Abnormal cell division in chromosome 21 can occur in 3 ways and each of these 3 ways result in the addition of extra genetic material to the chromosome. This is what leads to the formation of unique facial characteristics, developmental delays, mental problems, and other disabilities associated with Down syndrome. The three types of Down syndrome linked chromosome 21 defects are listed below:
- Trisomy 21 type of Down syndrome: In this, the affected child will have 3 copies of chromosome 21 in all the cells of the body. The genetic mutation or erroneous cell division occurs at the time of sperm and/or egg creation. Over 89 percent of Down syndrome patients suffer from this form of the condition.
- Mosaic form of Down syndrome: In this, chromosome 21 will feature an extra copy only in some cells of the body.

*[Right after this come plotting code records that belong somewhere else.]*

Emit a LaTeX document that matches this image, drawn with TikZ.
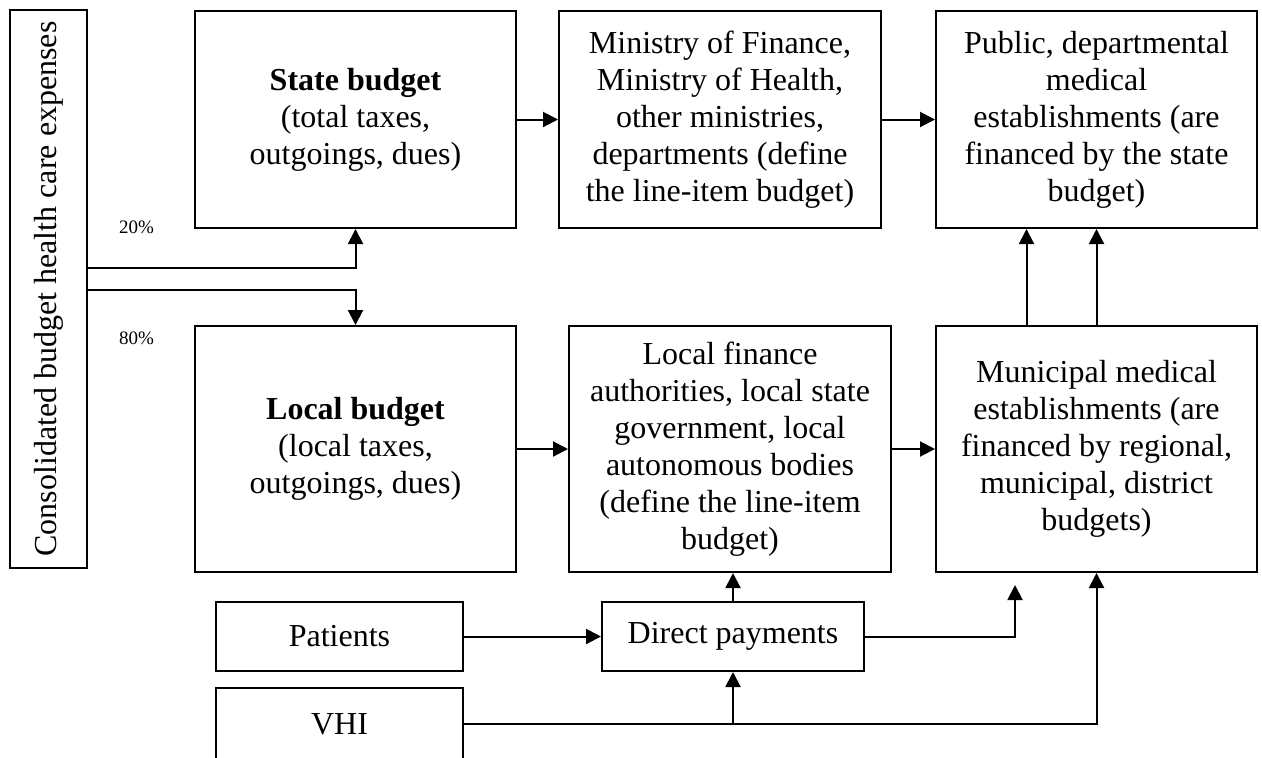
\documentclass[tikz,border=0pt]{standalone}
\usepackage{fontspec}
\setmainfont{Liberation Serif}
\usetikzlibrary{arrows.meta}
\begin{document}
\begin{tikzpicture}[x=0.5pt,y=-0.5pt,
  box/.style={draw, line width=1pt, inner sep=2pt, align=center,
    font=\fontsize{16pt}{18.5pt}\selectfont},
  arr/.style={line width=1pt, -{Triangle[length=7.5pt,width=7.5pt]}},
  pct/.style={font=\fontsize{9.5pt}{11pt}\selectfont, inner sep=0pt}]
\useasboundingbox (0,0) rectangle (1262,757);

% left column
\node[box, minimum width=38.5pt, minimum height=279pt] (lb) at (48.5,289)
  {\rotatebox{90}{Consolidated budget health care expenses}};

% top row
\node[box, minimum width=160.5pt, minimum height=108.5pt] (state) at (355.5,119.5)
  {\textbf{State budget}\\(total taxes,\\outgoings, dues)};
\node[box, minimum width=161pt, minimum height=108.5pt] (ministry) at (720,119.5)
  {Ministry of Finance,\\Ministry of Health,\\other ministries,\\departments (define\\the line-item budget)};
\node[box, minimum width=160.5pt, minimum height=108.5pt] (public) at (1096.5,119.5)
  {Public, departmental\\medical\\establishments (are\\financed by the state\\budget)};

% middle row
\node[box, minimum width=160.5pt, minimum height=123pt] (local) at (355.5,449)
  {\textbf{Local budget}\\(local taxes,\\outgoings, dues)};
\node[box, minimum width=161pt, minimum height=123pt] (localfin) at (730,449)
  {Local finance\\authorities, local state\\government, local\\autonomous bodies\\(define the line-item\\budget)};
\node[box, minimum width=160.5pt, minimum height=123pt] (municipal) at (1096.5,449)
  {Municipal medical\\establishments (are\\financed by regional,\\municipal, district\\budgets)};

% bottom row
\node[box, minimum width=123.5pt, minimum height=34.5pt] (patients) at (339.5,636.5) {Patients};
\node[box, minimum width=131pt, minimum height=34.5pt] (direct) at (733,636.5) {Direct payments};
\node[box, minimum width=123.5pt, minimum height=36pt] (vhi) at (339.5,724) {VHI};

% shares
\node[pct] (p20) at (136.5,227) {20\%};
\node[pct] (p80) at (136.5,338) {80\%};

% helper coordinates
\coordinate (y20) at (0,268);
\coordinate (y80) at (0,290);
\coordinate (dm) at (1015,585);

% connectors
\draw[arr] (lb.east |- y20) -| (state.south);
\draw[arr] (lb.east |- y80) -| (local.north);
\draw[arr] (state.east) -- (ministry.west);
\draw[arr] (ministry.east) -- (public.west);
\draw[arr] (local.east) -- (localfin.west);
\draw[arr] (localfin.east) -- (municipal.west);
\draw[arr] ([xshift=-35pt]municipal.north) -- ([xshift=-35pt]public.south);
\draw[arr] (municipal.north) -- (public.south);
\draw[arr] (patients.east) -- (direct.west);
\draw[arr] (direct.north) -- (direct.north |- localfin.south);
\draw[arr] (direct.east) -| (dm);
\draw[arr] (vhi.east) -| (municipal.south);
\draw[arr] (direct.south |- vhi.east) -- (direct.south);
\end{tikzpicture}
\end{document}
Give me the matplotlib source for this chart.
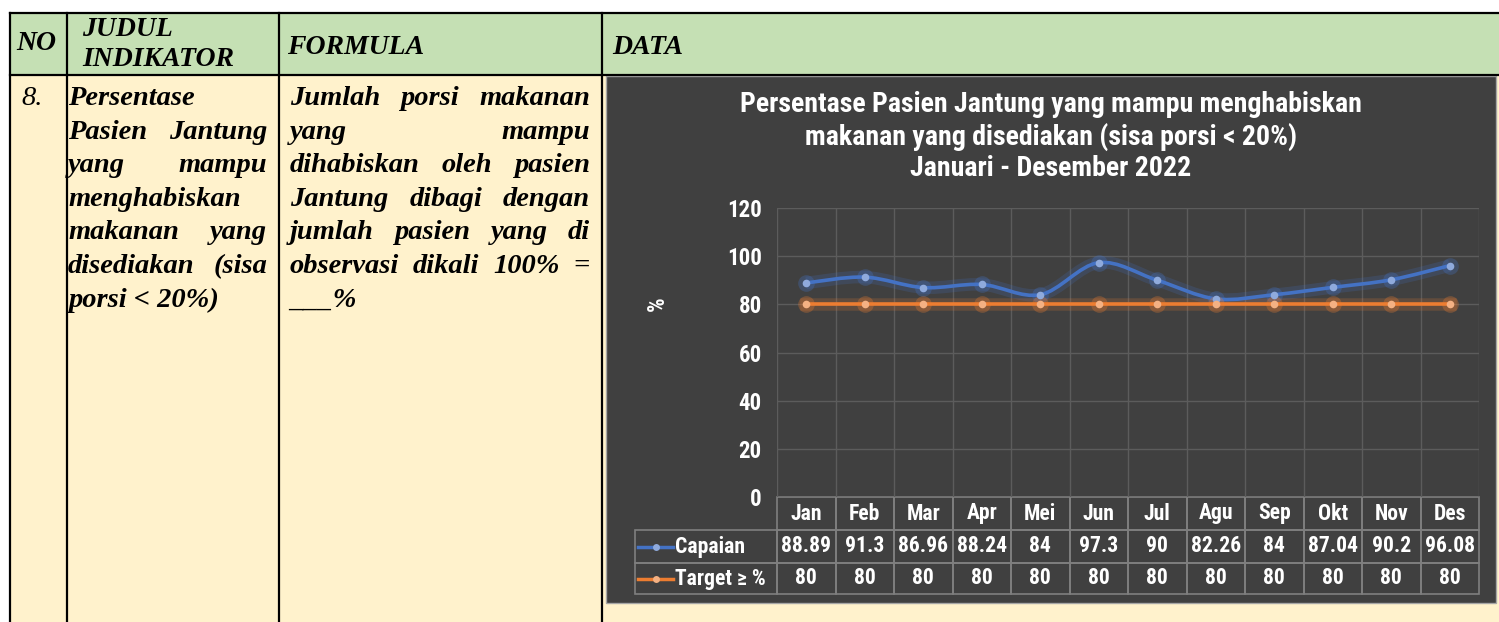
import numpy as np
import matplotlib
matplotlib.use('Agg')
import matplotlib.pyplot as plt
import matplotlib.transforms as mtransforms
from matplotlib import font_manager
from matplotlib.patches import Rectangle, PathPatch
from matplotlib.path import Path

# chart data
months = ['Jan', 'Feb', 'Mar', 'Apr', 'Mei', 'Jun', 'Jul', 'Agu', 'Sep', 'Okt', 'Nov', 'Des']
capaian = [88.89, 91.3, 86.96, 88.24, 84, 97.3, 90, 82.26, 84, 87.04, 90.2, 96.08]
target = [80, 80, 80, 80, 80, 80, 80, 80, 80, 80, 80, 80]
series_names = ['Capaian', 'Target \u2265 %']
yticks = [0, 20, 40, 60, 80, 100, 120]

title_lines = ['Persentase Pasien Jantung yang mampu menghabiskan',
               'makanan yang disediakan (sisa porsi < 20%)',
               'Januari - Desember 2022']

# table text
headers = ['NO', 'JUDUL', 'INDIKATOR', 'FORMULA', 'DATA']
row_no = '8.'
judul_lines = [('Persentase', False), ('Pasien Jantung', True), ('yang mampu', True),
               ('menghabiskan', False), ('makanan yang', True),
               ('disediakan (sisa', True), ('porsi < 20%)', False)]
formula_lines = [('Jumlah porsi makanan', True), ('yang mampu', True),
                 ('dihabiskan oleh pasien', True), ('Jantung dibagi dengan', True),
                 ('jumlah pasien yang di', True), ('observasi dikali 100% =', True),
                 ('___%', False)]

# pick a narrow sans if one is around
have = {f.name for f in font_manager.fontManager.ttflist}
narrow_name = 'Liberation Sans'
for cand in ['Liberation Sans Narrow', 'Arial Narrow', 'Roboto Condensed',
             'Open Sans Condensed', 'DejaVu Sans Condensed']:
    if cand in have:
        narrow_name = cand
        break
narrow = [narrow_name, 'DejaVu Sans']
serif = ['Liberation Serif', 'DejaVu Serif']
blue, blue_mk = '#4472C4', '#8FAADC'
orange, orange_mk = '#ED7D31', '#F4B183'

W, H = 1499, 622
fig = plt.figure(figsize=(W / 100, H / 100), dpi=100)
bg = fig.add_axes([0, 0, 1, 1])
bg.set_xlim(0, W)
bg.set_ylim(H, 0)
bg.axis('off')
renderer = fig.canvas.get_renderer()

# size factor so the title's first line is as wide as in the picture
probe = bg.text(0, 0, title_lines[0], family=narrow, fontsize=16.5, fontweight='bold')
k = 623.0 / probe.get_window_extent(renderer).width
probe.remove()

# document table
bg.add_patch(Rectangle((10, 13), W - 10, 62, facecolor='#C5E0B4', edgecolor='none'))
bg.add_patch(Rectangle((10, 75), W - 10, H - 75, facecolor='#FFF2CC', edgecolor='none'))
bg.plot([10, W], [13, 13], color='black', lw=1.6)
bg.plot([10, W], [75, 75], color='black', lw=1.6)
for xv in [10, 67, 279, 602]:
    bg.plot([xv, xv], [13, H], color='black', lw=1.6)

hk = dict(family=serif, fontsize=20, fontweight='bold', style='italic', color='black',
          va='center', ha='left')
bg.text(16, 44, headers[0], **hk)
bg.text(82, 30, headers[1], **hk)
bg.text(82, 59, headers[2], **hk)
bg.text(287, 48, headers[3], **hk)
bg.text(612, 48, headers[4], **hk)

bg.text(21, 105, row_no, va='baseline', ha='left', family=serif, fontsize=20.5,
        style='italic', color='black')

bk = dict(family=serif, fontsize=20.5, fontweight='bold', style='italic', color='black')


def put_line(line, x0, x1, y, justify):
    words = line.split(' ')
    if not justify or len(words) == 1:
        bg.text(x0, y, line, va='baseline', ha='left', **bk)
        return
    ts = [bg.text(x0, y, w, va='baseline', ha='left', **bk) for w in words]
    widths = [t.get_window_extent(renderer).width for t in ts]
    gap = (x1 - x0 - sum(widths)) / (len(words) - 1)
    xc = x0
    for t, w in zip(ts, widths):
        t.set_x(xc)
        xc += w + gap


base0, step = 105, 33.6
for i, (ln, j) in enumerate(judul_lines):
    put_line(ln, 68, 267, base0 + i * step, j)
for i, (ln, j) in enumerate(formula_lines):
    put_line(ln, 290, 590, base0 + i * step, j)

# chart panel
bg.add_patch(Rectangle((606, 76), 890, 527, facecolor='#404040', edgecolor='#A6A6A6', lw=1))
for i, ln in enumerate(title_lines):
    bg.text(1051, 105 + i * 31.5, ln, ha='center', va='center', color='white',
            family=narrow, fontsize=16.5 * k, fontweight='bold')
bg.text(657, 304, '%', ha='center', va='center', color='white',
        family=narrow, fontsize=13.5 * k, fontweight='bold', rotation=90)

ax = fig.add_axes([777 / W, (H - 497) / H, (1479 - 777) / W, (497 - 208) / H])
ax.set_facecolor('none')
ax.set_xlim(-0.5, len(months) - 0.5)
ax.set_ylim(0, 120)
ax.set_yticks(yticks)
ax.set_xticks(np.arange(-0.5, len(months), 1.0))
ax.set_xticklabels([])
ax.tick_params(length=0, colors='white', labelsize=13.5 * k, pad=11)
for lab in ax.get_yticklabels():
    lab.set_family(narrow)
    lab.set_fontweight('bold')
ax.grid(True, color='#5C5C5C', lw=1)
for s in ax.spines.values():
    s.set_visible(False)

xs = np.arange(len(months))

# smoothed capaian line (Catmull-Rom as bezier)
ys = np.array(capaian, dtype=float)
n = len(xs)
verts = [(xs[0], ys[0])]
codes = [Path.MOVETO]
for i in range(n - 1):
    p0 = np.array([xs[max(i - 1, 0)], ys[max(i - 1, 0)]])
    p1 = np.array([xs[i], ys[i]])
    p2 = np.array([xs[i + 1], ys[i + 1]])
    p3 = np.array([xs[min(i + 2, n - 1)], ys[min(i + 2, n - 1)]])
    c1 = p1 + (p2 - p0) / 6
    c2 = p2 - (p3 - p1) / 6
    verts += [tuple(c1), tuple(c2), tuple(p2)]
    codes += [Path.CURVE4] * 3
smooth = Path(verts, codes)
ax.add_patch(PathPatch(smooth, fill=False, edgecolor=blue, lw=9, alpha=0.2, zorder=3))
ax.add_patch(PathPatch(smooth, fill=False, edgecolor=blue, lw=2.6, zorder=4))
ax.plot(xs, capaian, 'o', ms=12, color=blue, alpha=0.3, mec='none', zorder=4)
ax.plot(xs, capaian, 'o', ms=5.5, color=blue_mk, mec='none', zorder=5)

ax.plot(xs, target, color=orange, lw=9, alpha=0.2, zorder=3)
ax.plot(xs, target, color=orange, lw=2.6, zorder=4)
ax.plot(xs, target, 'o', ms=12, color=orange, alpha=0.3, mec='none', zorder=4)
ax.plot(xs, target, 'o', ms=5.5, color=orange_mk, mec='none', zorder=5)

# data table under the axis
tr = mtransforms.blended_transform_factory(ax.transData, ax.transAxes)
ph = 289.0
rows = [(0, 33 / ph), (33 / ph, 33 / ph), (66 / ph, 31 / ph)]
left_x = -0.5 - (777 - 635) / 58.5
fs_tab = 12.8 * k
tk = dict(color='white', family=narrow, fontsize=fs_tab, fontweight='bold',
          ha='center', va='center', transform=tr, clip_on=False)
edge = '#7F7F7F'
for r, (top, hgt) in enumerate(rows):
    yb = -top - hgt
    for i in range(len(months)):
        ax.add_patch(Rectangle((i - 0.5, yb), 1, hgt, transform=tr, clip_on=False,
                               facecolor='none', edgecolor=edge, lw=1.2))
    if r > 0:
        ax.add_patch(Rectangle((left_x, yb), -0.5 - left_x, hgt, transform=tr,
                               clip_on=False, facecolor='none', edgecolor=edge, lw=1.2))
    yc = yb + hgt / 2
    if r == 0:
        cells = months
    elif r == 1:
        cells = ['{:g}'.format(v) for v in capaian]
    else:
        cells = ['{:g}'.format(v) for v in target]
    for i, c in enumerate(cells):
        ax.text(i, yc, c, **tk)
    if r > 0:
        col, mk = (blue, blue_mk) if r == 1 else (orange, orange_mk)
        kx0 = -0.5 + (638 - 777) / 58.5
        kx1 = -0.5 + (673 - 777) / 58.5
        ax.plot([kx0, kx1], [yc, yc], color=col, lw=2.5, transform=tr, clip_on=False)
        ax.plot([(kx0 + kx1) / 2], [yc], 'o', ms=5, color=mk, mec='none',
                transform=tr, clip_on=False)
        ax.text(kx1 + 0.03, yc, series_names[r - 1], color='white', family=narrow,
                fontsize=fs_tab, fontweight='bold', ha='left', va='center',
                transform=tr, clip_on=False)

fig.savefig('out.png', dpi=100)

Associated genetic mutation occurs at the time of fertilization.
- Translocated form of Down syndrome: In this, a section of chromosome 21 translocates or attaches to some other chromosome. It means that patients will have only 2 copies of chromosome 21, but other chromosomes may feature a part of chromosome 21 joined to them. This type of Down syndrome is rare. It can occur before or after conception.
Currently, there is no known method to correct genetic defects. Hence, there is no cure for Down syndrome. Treatment involves management and alleviation of symptoms, early intervention programs, and increased awareness about the condition, especially by the parents.
- Early intervention programs can help impart motor, language, self-help, and social skills in the child with Down syndrome. It is a vital step towards overcoming the effects of developmental problems and other abnormalities as well as inculcating self-reliance.
- Pregnant women can go for full integrated testing to check for the presence of Down syndrome in the unborn child. This can help prepare themselves better for future care and support of the child.
- Ultrasound and blood tests can be carried out in between the 11th and 13th weeks of pregnancy.
- Expectant mothers who think that the baby may be at high risk to Down syndrome may go for percutaneous umbilical blood sampling, amniocentesis, chorionic villus sampling, and other relevant diagnostic tests.
Down syndrome life expectancy
Over the years the life expectancy of Down syndrome patients has increased dramatically due to advances in the medical sciences. Down syndrome patients used to live for only nine years before, but now they can live without problems for nearly 60 years.
Most deaths associated with Down syndrome occur in the uterus or during the first year after birth. A newborn may die within some weeks or months after delivery, often due to cardiac defects and a host of other health complications. After Down syndrome children successfully cross the first year of life, their life expectancy increases by 11 years or more. It is therefore important for parents to pay special attention to the child during the first year.
A majority of deaths associated with Down syndrome occur due to leukemia and cardiac problems. Advances in the field of medicines and medical therapies have resulted in effective treatments for different kinds of cardiac defects and leukemia, thereby increasing the life expectancy of Down syndrome patients. Proper identification of underlying medical problems, early intervention programs, and significant parental support, care, and understanding are key to increasing the lifespan of the patients.